On 7/26/13, John Curran <jcurran@arin.net> wrote:
ARIN will run the Whois database however you folks collectively want it run. Write up the change you seek (should be fairly easy), show rough consensus in the community for the change (slightly more difficult task), and then,
I personally think there is too little evidence at this point of widespread abuse to merit restricting access to WHOIS. Assuming you don't consider sending DMCA-like request letters to technical or abuse contacts an abuse of WHOIS. I can see how such things might be construed as spam in high volume, for large networks that provide only IP connectivity services that aren't subject to DMCA letter provisions and don't have a policy of turning off IP transit/telco services for Trademark/Copyvio without a court order.
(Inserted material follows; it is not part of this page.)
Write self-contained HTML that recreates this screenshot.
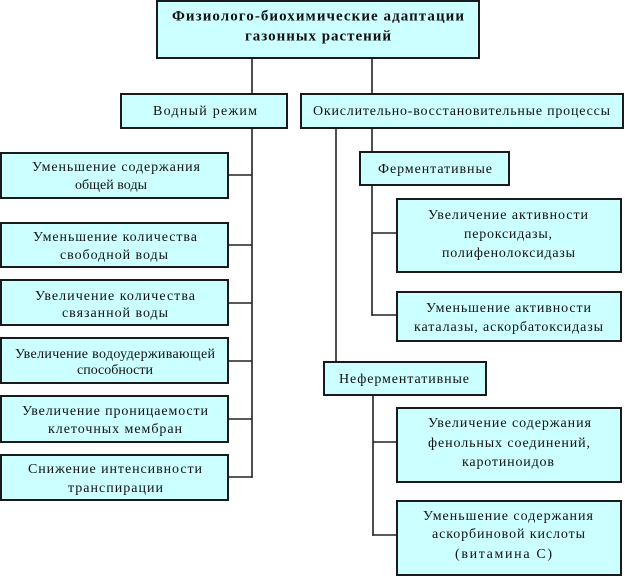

My very strong recommendation would be: * Conduct a study on the subject of WHOIS "marketing spam" type abuse. Am I correct in suggesting, that the ARIN staff would have authority to create temporary "dummy" IP address and ASN allocations of various sizes for short periods of time, using multiple e-mail To domains, and announcing them among the new allocations, and finding some ISP to bring up some of the prefixes, for the purpose of studying, if these contacts (that could have been learned only through WHOIS) receive e-mail? I would be interested in... * Is whether there is an AS allocated, IP address allocated, ORG allocated, or just POC handle created, or BGP announcement for a certain prefix correlated with the probability that a contact is spammed? * Who did the spam come from? * What IP addresses requested WHOIS on "dummy allocations" or "dummy org" records that shouldn't have shown up on the internet, e.g. so "legitimate" WHOIS queries should be minimal? --- If someone studies that and finds there is a correlation to spam based on WHOIS listing alone, then perhaps.... there must be a solution for this.... on occasion; allocate one or two new AS numbers and a /24 on a temporary basis (6 to 12 months) solely for "spammer detection" purposes, in other words "intentional erroneous allocations" that the RIR would publish as if a real allocation. If spam is received... research into what IP addresses performed WHOIS requests for those, and publish for the world to see, every email message received, plus any followups into search-for-the-guilty to clear up the pattern of network contact abuse. In other words: for starters, assume the number of "bad actors" is small, and let the community pressure them and their peers to retaliate, before diminishing the average usefulness of WHOIS to everyone, (which restricting access to a small number of users does).
My guess is someone is using your mass whois database, looking at the most recently issued/created AS numbers, and cold calling. -------------------------------------------- I'd be interested in knowing who it is, so I can be sure to never buy from them.